«Manca solo la firma, questione di ore, al massimo di giorni», si diceva in quel di Boston due mesi e mezzo fa, dopo una batteria di riunioni tra gli emissari di James Pallotta e i nuovi vertici della Eurnova, la società di Parnasi che ha dovuto azzerare la catena di comando con l’arresto del costruttore, a giugno 2018. Sembrava cosa fatta la vendita dei terreni di Tor di Valle, quelli su cui i privati vorrebbero tirar su il nuovo stadio della Roma e soprattutto il mega-complesso di uffici, negozi, ristoranti e alberghi. La firma per la cessione, però, non è mai arrivata, nonostante gli annunci, anche nelle settimane passate, della messa in calce imminente, rallentata solo da quisquilie burocratiche, risolvibili in 48 ore al massimo. E invece niente.
A frenare James Pallotta, dice chi sta seguendo da vicino l’affare, è soprattutto la sequela di stop & go che ha collezionato il progetto da quando, nel 2013, è stato presentato. Se la prende, il manager americano, coi ritardi delle procedure italiane anche se, qualche tempo fa, ha dovuto ammettere che anche il partner scelto per l’operazione, Parnasi appunto, ha avuto il suo peso, nel rallentare il tutto, dato il deflagrare dell’inchiesta giudiziaria.
Ora le nuove indagini, con l’accusa di abuso d’ufficio a Virginia Raggi e gli accertamenti sulle cubature, rendono la pratica stadio sempre più scottante, nei cassetti del Campidoglio. Al netto degli annunci della sindaca – «voteremo la variante entro l’estate» – c’è una pattuglia sempre più nutrita di consiglieri grillini che tiene i piedi incollati sul freno, che rispolvera gli slogan della campagna elettorale del 2016, quando la bussola del Movimento era puntata sul «no a Tor di Valle, no alla speculazione». C’è anche chi, come la presidente della Commissione Urbanistica, Donatella Iorio, ha ventilato la possibilità di rimettere ai voti la delibera che ha conferito il «pubblico interesse» al progetto, nel 2017.
Anche per questo, forse, Pallotta è guardingo. E ci va cauto sull’acquisto dei terreni di Parnasi. Perché è vero che l’operazione discussa a Boston a metà febbraio riguardava solo un pre-accordo – detto all’inglese, «sales and purchase agreement» – con una clausola legata all’approvazione definitiva della variante. Ma è anche vero che il manager, siglando il tutto, dovrebbe versare una caparra da 9-10 milioni di euro alla Eurnova, subito. Sperando poi che il progetto non si areni di nuovo, tra una bega giudiziaria e una rogna politica. Dati i precedenti, non c’è da scommetterci.

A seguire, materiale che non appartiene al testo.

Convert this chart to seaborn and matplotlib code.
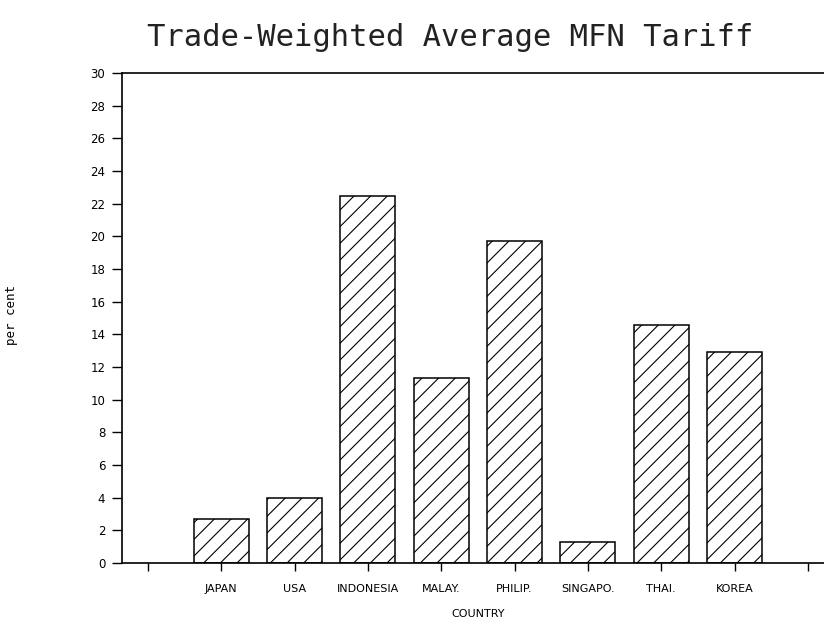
import matplotlib
matplotlib.use("Agg")
import matplotlib.pyplot as plt
import seaborn as sns
import pandas as pd

countries = ["JAPAN", "USA", "INDONESIA", "MALAY.", "PHILIP.", "SINGAPO.", "THAI.", "KOREA"]
tariffs = [2.7, 4.0, 22.5, 11.3, 19.7, 1.3, 14.6, 12.9]
y_ticks = list(range(0, 31, 2))

sns.set_theme(style="white")
plt.rcParams["font.family"] = ["DejaVu Sans"]
plt.rcParams["hatch.linewidth"] = 0.8
plt.rcParams["hatch.color"] = "black"
plt.rcParams["text.color"] = "black"
plt.rcParams["axes.labelcolor"] = "black"
plt.rcParams["xtick.color"] = "black"
plt.rcParams["ytick.color"] = "black"

df = pd.DataFrame({"country": countries, "tariff": tariffs})

fig = plt.figure(figsize=(8.24, 6.22), dpi=100)
ax_w = 824 - 122
ax_h = 563 - 73
ax = fig.add_axes([122 / 824, 1 - 563 / 622, ax_w / 824, ax_h / 622])

sns.barplot(data=df, x="country", y="tariff", order=countries, color="white",
            edgecolor="black", linewidth=1.1, width=0.75, saturation=1,
            hatch="//", ax=ax)

ax.set_ylim(0, 30)
ax.set_yticks(y_ticks)
ax.set_yticklabels([str(t) for t in y_ticks], fontsize=8.5)
ax.set_xticks(range(-1, len(countries) + 1))
ax.set_xticklabels([""] + countries + [""], fontsize=8)
ax.set_xlim(-1.355, len(countries) + 0.22)

ax.tick_params(axis="y", direction="out", length=7, width=1, pad=5, left=True)
ax.tick_params(axis="x", direction="out", length=6, width=1, pad=9, bottom=True)

for side in ["left", "top", "bottom"]:
    ax.spines[side].set_visible(True)
    ax.spines[side].set_color("black")
    ax.spines[side].set_linewidth(1.2)
ax.spines["right"].set_visible(False)

ax.set_xlabel("COUNTRY", fontsize=8)
ax.xaxis.set_label_coords((478 - 122) / ax_w, -(609 - 563) / ax_h)
ax.set_ylabel("per cent", fontsize=9, fontfamily=["DejaVu Sans Mono"])
ax.yaxis.set_label_coords((18 - 122) / ax_w, (563 - 315) / ax_h)

fig.text(450 / 824, 1 - 37 / 622, "Trade-Weighted Average MFN Tariff",
         ha="center", va="center", fontsize=22,
         fontfamily=["DejaVu Sans Mono"], color="#222222")

fig.savefig("out.png", dpi=100)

«SIAMO LONTANISSIMI» E difatti, mentre le indagini si moltiplicano, in Comune i privati litigano con i tecnici dell’Urbanistica, che hanno appena stilato la bozza di convenzione. Ma non c’è accordo su svariati punti: l’unificazione dell’Ostiense-via del Mare, la tribuna del vecchio ippodromo da ricostruire, i 45 milioni per la mobilità da versare in un’unica tranche, così chiede il Campidoglio, la clausola che legherebbe l’apertura dello stadio al potenziamento effettivo dei trasporti. «Siamo lontanissimi», dicono in Comune. E da ieri sono state sospese tutte le riunioni con i proponenti.